A lift check valve of type globe (with a wing-guided disc) is added to a 80 mm Schedule 40 horizontal pipe carying water at a flow rate of 300 L/min.
Calculate the check valve size, and pressure drop. The disc should be fully lifted at the specified flow.
In [1]:
from fluids.units import *
from math import *
Q = 300*u.L/u.min
D_80 = 77.9*u.mm
rho = 998.2*u.kg/u.m**3
# Try: schedule 40, 80 mm valve
D_60 = 62.7*u.mm
v_lift = v_lift_valve_Crane(rho=rho, D1=D_80, D2=D_80, style='lift check straight')
print('Minimum velocity = %s' %v_lift)
v = Q/(pi/4*D_80**2)
print('Velocity in 80 mm valve = %s' %v.to_base_units())
# v is lower than the lift velocity; try the 60 mm valve
v_lift = v_lift_valve_Crane(rho=rho, D1=D_60, D2=D_80, style='lift check straight')
print('Minimum velocity = %s' %v_lift)
v = Q/(pi/4*D_60**2)
print('Velocity in 60 mm valve = %s' %v.to_base_units())
# The desired velocity is close enough
fd = 0.017 # given, 80 mm pipe upstream
K2 = K_lift_check_valve_Crane(D_60, D_80, fd=fd, angled=False)
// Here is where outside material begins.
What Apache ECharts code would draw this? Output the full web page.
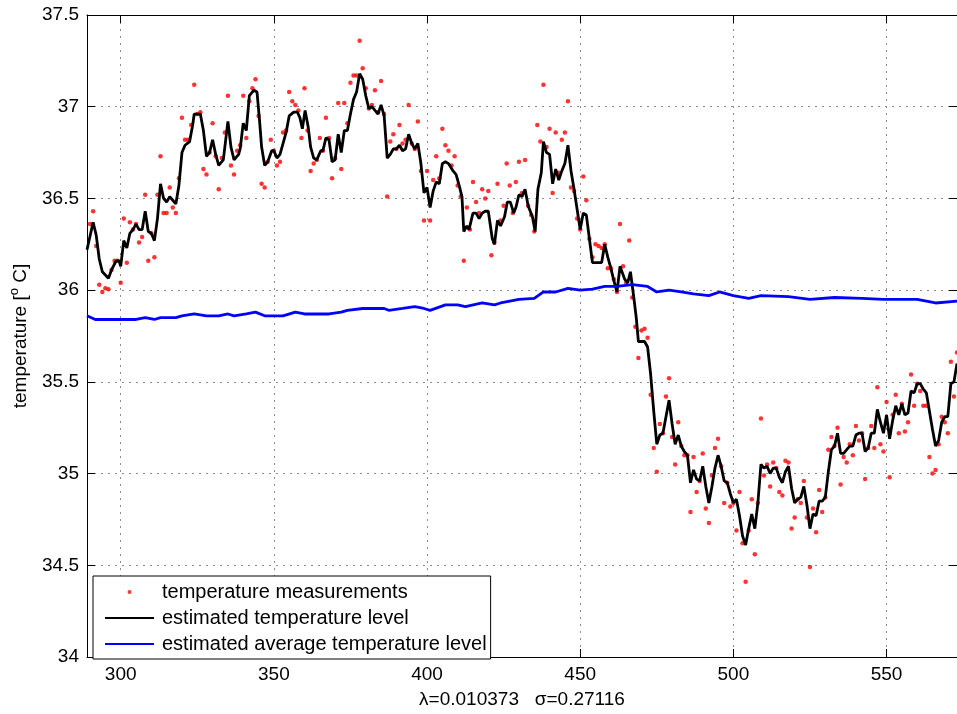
<!DOCTYPE html>
<html>
<head>
<meta charset="utf-8">
<script src="https://cdn.jsdelivr.net/npm/echarts@6/dist/echarts.min.js"></script>
<style>
  html, body { margin: 0; padding: 0; background: #fff; }
  #main { width: 957px; height: 714px; }
</style>
</head>
<body>
<div id="main"></div>
<script>
// measurements, one per sample, starting at x = 290
var measStart = 290;
var measY = [
    36.36, 36.43, 36.24, 36.03, 35.99, 36.01, 36.005, 36.11, 36.16, 36.16,   // 290-299
    36.04, 36.39, 36.15, 36.37, 36.33, 36.36, 36.26, 36.29, 36.52, 36.16,    // 300-309
    36.31, 36.18, 36.52, 36.73, 36.42, 36.42, 36.56, 36.45, 36.42, 36.61,    // 310-319
    36.94, 36.82, 36.82, 36.90, 37.12, 36.96, 36.97, 36.66, 36.63, 36.75,    // 320-329
    36.91, 36.73, 36.55, 36.72, 36.86, 37.06, 36.68, 36.63, 36.76, 36.79,    // 330-339
    37.06, 36.83, 37.03, 37.10, 37.15, 36.95, 36.58, 36.56, 36.70, 36.82,    // 340-349
    36.76, 36.68, 36.70, 36.86, 36.87, 37.08, 37.03, 37.01, 36.98, 36.83,    // 350-359
    37.10, 36.87, 36.65, 36.69, 36.71, 36.83, 36.76, 36.94, 36.83, 36.61,    // 360-369
    36.72, 37.02, 36.66, 37.02, 36.91, 37.13, 37.17, 37.17, 37.36, 37.21,    // 370-379
    37.10, 36.99, 37.01, 37.09, 36.97, 37.14, 36.96, 36.51, 36.81, 36.85,    // 380-389
    36.77, 36.90, 36.80, 36.82, 37.01, 36.80, 36.77, 36.92, 36.65, 36.38,    // 390-399
    36.65, 36.38, 36.60, 36.73, 36.61, 36.88, 36.79, 36.76, 36.68, 36.73,    // 400-409
    36.57, 36.51, 36.16, 36.45, 36.33, 36.59, 36.48, 36.42, 36.55, 36.50,    // 410-419
    36.54, 36.19, 36.26, 36.58, 36.38, 36.46, 36.69, 36.57, 36.42, 36.59,    // 420-429
    36.70, 36.53, 36.71, 36.46, 36.41, 36.32, 36.90, 36.81, 37.12, 36.78,    // 430-439
    36.88, 36.53, 36.86, 36.64, 36.82, 36.86, 37.03, 36.56, 36.54, 36.39,    // 440-449
    36.33, 36.62, 36.49, 36.28, 36.18, 36.25, 36.24, 36.23, 36.25, 36.12,    // 450-459
    36.12, 36.06, 35.99, 36.36, 36.13, 36.04, 36.27, 35.96, 35.80, 35.63,    // 460-469
    35.78, 35.79, 35.74, 35.43, 35.14, 35.01, 35.27, 35.22, 35.42, 35.52,    // 470-479
    35.20, 35.05, 35.28, 35.15, 35.10, 35.10, 34.79, 35.09, 34.90, 34.96,    // 480-489
    35.11, 34.81, 34.73, 34.99, 35.14, 35.19, 35.04, 34.84, 34.95, 34.82,    // 490-499
    34.84, 34.69, 34.90, 34.62, 34.41, 34.69, 34.86, 34.56, 34.84, 35.30,    // 500-509
    34.99, 35.05, 34.93, 35.06, 35.03, 34.90, 34.88, 35.07, 35.06, 34.70,    // 510-519
    34.76, 34.86, 34.84, 34.96, 34.76, 34.49, 34.81, 34.68, 34.91, 34.79,    // 520-529
    34.87, 35.13, 35.20, 35.15, 35.25, 34.94, 35.09, 35.06, 35.16, 35.10,    // 530-539
    35.26, 35.18, 35.22, 34.97, 35.14, 35.26, 35.14, 35.47, 35.16, 35.12,    // 540-549
    35.39, 34.98, 35.32, 35.43, 35.22, 35.38, 35.23, 35.28, 35.54, 35.37,    // 550-559
    35.49, 35.45, 35.37, 35.37, 35.09, 35.00, 35.02, 35.16, 35.31, 35.28,    // 560-569
    35.22, 35.61, 35.42, 35.66                                               // 570-573
];

// estimated temperature level
var levelX = [289, 291, 292, 293, 294, 296, 297, 298.5, 299.5, 300, 301, 302, 303, 304, 305, 306, 307, 308, 309, 310,
    311, 312, 313, 314, 315, 316, 317, 318, 319, 320, 321, 322.5, 323.5, 324, 326, 327, 328, 329, 330, 331,
    332, 333.5, 335, 336, 337, 338.5, 339, 340, 341, 342, 343.5, 344.5, 345.3, 346, 347, 348, 349.3, 350, 351, 352,
    353, 354, 355, 356.5, 357.7, 358.5, 359.3, 360.2, 361.2, 362, 363, 364, 365.3, 366, 367, 368, 369, 370, 371, 372,
    373, 374, 375, 376, 377, 378, 379, 380, 381, 382, 383, 384, 385, 386, 387, 388, 389, 390, 391, 392,
    393, 394, 395, 396, 397, 398, 399, 400, 401, 402, 403, 404, 405, 406, 407, 408.5, 409.5, 410.5, 411.4, 412,
    413, 413.7, 415, 416, 417, 418, 419, 420, 421.3, 422, 423, 424, 425.3, 426.2, 427.2, 428.3, 429, 430, 431, 432,
    433, 434.4, 435.3, 436.2, 437.3, 438, 439, 440, 441, 442, 443, 444, 445, 446, 447, 448, 449, 450, 451, 452,
    453, 454, 457, 458, 459, 460, 461, 462, 463, 464.5, 465.5, 466.4, 467.5, 468.3, 469, 471, 472, 473, 474, 475,
    476, 477, 478, 479, 480, 481, 482, 483, 484, 485, 486, 487, 488, 489, 490, 491, 492, 493, 494, 495,
    496, 497, 498, 499, 500, 501, 502, 503, 504, 505, 506, 507, 508, 509, 510, 511, 512, 513, 514, 515,
    516, 517, 518, 519, 520, 521, 522, 523, 524, 525, 526, 527, 528, 529, 530, 531, 532, 533, 534, 535,
    536, 537, 538, 539, 540, 541, 542, 543, 544, 545, 546, 547, 548, 549, 550, 551, 552, 553, 554, 555,
    556, 557, 558, 559, 560, 561, 562, 563, 564, 565, 566, 567, 568, 569, 570, 571, 572, 573];
var levelY = [36.22, 36.37, 36.30, 36.17, 36.10, 36.065, 36.11, 36.16, 36.16, 36.13, 36.27, 36.23, 36.31, 36.33, 36.36, 36.33, 36.33, 36.43, 36.32, 36.31,
    36.27, 36.39, 36.58, 36.50, 36.48, 36.51, 36.49, 36.47, 36.57, 36.75, 36.79, 36.81, 36.90, 36.96, 36.96, 36.87, 36.73, 36.75, 36.82, 36.74,
    36.68, 36.71, 36.92, 36.78, 36.71, 36.74, 36.77, 36.91, 36.87, 37.06, 37.09, 37.08, 36.93, 36.78, 36.68, 36.70, 36.76, 36.76, 36.72, 36.74,
    36.80, 36.86, 36.95, 36.97, 36.97, 36.94, 36.88, 36.98, 36.89, 36.78, 36.72, 36.71, 36.76, 36.76, 36.83, 36.82, 36.70, 36.71, 36.85, 36.75,
    36.87, 36.87, 36.96, 37.04, 37.08, 37.18, 37.15, 37.06, 36.99, 37.00, 36.98, 36.96, 37.01, 36.95, 36.72, 36.74, 36.77, 36.77, 36.79, 36.76,
    36.77, 36.85, 36.80, 36.77, 36.80, 36.69, 36.53, 36.56, 36.45, 36.54, 36.59, 36.58, 36.69, 36.70, 36.69, 36.65, 36.63, 36.57, 36.51, 36.32,
    36.35, 36.33, 36.42, 36.42, 36.39, 36.42, 36.43, 36.43, 36.28, 36.25, 36.38, 36.35, 36.40, 36.48, 36.48, 36.42, 36.45, 36.52, 36.51, 36.55,
    36.46, 36.40, 36.32, 36.55, 36.64, 36.81, 36.75, 36.74, 36.58, 36.66, 36.60, 36.65, 36.69, 36.79, 36.65, 36.55, 36.44, 36.33, 36.42, 36.41,
    36.28, 36.15, 36.15, 36.25, 36.18, 36.12, 36.05, 35.99, 36.13, 36.06, 36.04, 36.10, 35.96, 35.85, 35.72, 35.72, 35.69, 35.54, 35.34, 35.16,
    35.21, 35.22, 35.31, 35.40, 35.27, 35.16, 35.21, 35.15, 35.12, 35.10, 34.95, 35.02, 34.97, 34.96, 35.04, 34.93, 34.84, 34.93, 35.03, 35.10,
    35.04, 34.96, 34.95, 34.89, 34.84, 34.86, 34.77, 34.66, 34.61, 34.70, 34.78, 34.70, 34.84, 35.05, 35.03, 35.04, 35.00, 35.03, 35.03, 34.98,
    34.95, 35.01, 35.04, 34.92, 34.84, 34.86, 34.87, 34.93, 34.83, 34.70, 34.78, 34.77, 34.85, 34.85, 34.87, 35.01, 35.13, 35.15, 35.22, 35.11,
    35.11, 35.13, 35.15, 35.15, 35.21, 35.22, 35.22, 35.12, 35.14, 35.22, 35.22, 35.35, 35.28, 35.22, 35.32, 35.19, 35.29, 35.37, 35.32, 35.38,
    35.32, 35.33, 35.45, 35.44, 35.49, 35.49, 35.46, 35.44, 35.34, 35.24, 35.15, 35.18, 35.28, 35.31, 35.31, 35.49, 35.50, 35.60];

// estimated average temperature level
var avgX = [289, 291.7, 295, 300, 305, 308, 311, 313, 318, 320, 324, 328, 332, 335, 337, 341, 344, 347, 353, 357,
    360, 364, 368, 372, 374, 379, 383, 386, 387.5, 392, 396, 399, 401, 406, 410, 412.5, 418, 422, 424, 427,
    430, 435, 438, 442, 446, 450, 454, 458, 462, 467, 472, 475, 479, 483, 487, 492, 495.5, 500, 505, 509,
    518, 525, 533, 542, 549, 560, 566, 573];
var avgY = [35.86, 35.84, 35.84, 35.84, 35.84, 35.85, 35.84, 35.85, 35.85, 35.86, 35.87, 35.86, 35.86, 35.87, 35.86, 35.87, 35.88, 35.86, 35.86, 35.88,
    35.87, 35.87, 35.87, 35.88, 35.89, 35.90, 35.90, 35.90, 35.89, 35.90, 35.91, 35.90, 35.89, 35.92, 35.92, 35.91, 35.93, 35.92, 35.93, 35.94,
    35.95, 35.955, 35.99, 35.99, 36.01, 36.00, 36.005, 36.02, 36.02, 36.03, 36.02, 35.99, 36.00, 35.99, 35.98, 35.97, 35.99, 35.97, 35.955, 35.97,
    35.965, 35.95, 35.96, 35.955, 35.95, 35.95, 35.93, 35.94];

var yTicks = [34, 34.5, 35, 35.5, 36, 36.5, 37, 37.5];
var seriesNames = ['temperature measurements', 'estimated temperature level', 'estimated average temperature level'];

var font = "'Liberation Sans', Arial, sans-serif";

function pairs(xs, ys) {
    return xs.map(function (x, i) { return [x, ys[i]]; });
}
var measData = measY.map(function (y, i) { return [measStart + i, y]; });

var chart = echarts.init(document.getElementById('main'));

var gridLine = { show: true, lineStyle: { color: '#8c8c8c', width: 1, type: [2, 5] } };
var tick = { show: true, inside: true, length: 8, lineStyle: { color: '#000' } };
var axisLine = { show: true, onZero: false, lineStyle: { color: '#000', width: 1 } };

chart.setOption({
    animation: false,
    backgroundColor: '#fff',
    textStyle: { fontFamily: font },
    grid: { left: 85, right: 0, top: 15, bottom: 50 },
    legend: {
        // hide the little dot the line icons get, keep the line
        data: [
            { name: seriesNames[0] },
            { name: seriesNames[1], itemStyle: { opacity: 0 } },
            { name: seriesNames[2], itemStyle: { opacity: 0 } }
        ],
        orient: 'vertical',
        left: 93,
        top: 576,
        padding: [6, 4, 5, 11],
        itemWidth: 49,
        itemHeight: 4,
        itemGap: 6,
        backgroundColor: '#fff',
        borderColor: '#000',
        borderWidth: 1,
        borderRadius: 0,
        textStyle: { fontSize: 20, color: '#000', fontFamily: font, padding: [0, 0, 0, 3] }
    },
    xAxis: [{
        type: 'value',
        min: 289,
        max: 573,
        splitNumber: 5,
        name: 'λ=0.010373   σ=0.27116',
        nameLocation: 'middle',
        nameGap: 33,
        nameTextStyle: { fontSize: 19, color: '#000', fontFamily: font },
        axisLine: axisLine,
        axisTick: tick,
        axisLabel: { fontSize: 19, color: '#000', margin: 8, showMinLabel: false, showMaxLabel: false },
        splitLine: gridLine
    }, {
        type: 'value',
        position: 'top',
        min: 289,
        max: 573,
        splitNumber: 5,
        axisLine: axisLine,
        axisTick: tick,
        axisLabel: { show: false },
        splitLine: { show: false }
    }],
    yAxis: [{
        type: 'value',
        min: yTicks[0],
        max: yTicks[yTicks.length - 1],
        interval: 0.5,
        name: 'temperature [{sup|o} C]',
        nameLocation: 'middle',
        nameGap: 54,
        nameRotate: 90,
        nameTextStyle: {
            fontSize: 19, color: '#000', fontFamily: font,
            rich: { sup: { fontSize: 13, fontFamily: font, color: '#000', verticalAlign: 'top', padding: [0, 0, 12, 0] } }
        },
        axisLine: axisLine,
        axisTick: tick,
        axisLabel: { fontSize: 19, color: '#000', margin: 8 },
        splitLine: gridLine
    }, {
        type: 'value',
        position: 'right',
        min: yTicks[0],
        max: yTicks[yTicks.length - 1],
        interval: 0.5,
        axisLine: axisLine,
        axisTick: tick,
        axisLabel: { show: false },
        splitLine: { show: false }
    }],
    series: [{
        name: seriesNames[0],
        type: 'scatter',
        data: measData,
        symbol: 'circle',
        symbolSize: 4.5,
        itemStyle: { color: '#ff0000' },
        silent: true
    }, {
        name: seriesNames[1],
        type: 'line',
        data: pairs(levelX, levelY),
        showSymbol: false,
        symbol: 'none',
        lineStyle: { color: '#000', width: 2.8 },
        itemStyle: { color: '#000' },
        silent: true
    }, {
        name: seriesNames[2],
        type: 'line',
        data: pairs(avgX, avgY),
        showSymbol: false,
        symbol: 'none',
        lineStyle: { color: '#0000ff', width: 2.8 },
        itemStyle: { color: '#0000ff' },
        silent: true
    }]
});
</script>
</body>
</html>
print('Loss coefficient = %s'%K2)
v_pipe = Q/(pi/4*D_80**2)
dP = 0.5*rho*v_pipe**2*K2
print('Pressure drop = %s' %dP.to(u.Pa))
The values calculated in the example are K2 = 26.3 and pressure drop = 14450 Pa. Interestingly, the formula for minimum lift velocity used in their example does not use the ratio of diameters as the formula in their appendix shows. Otherwise the examples match.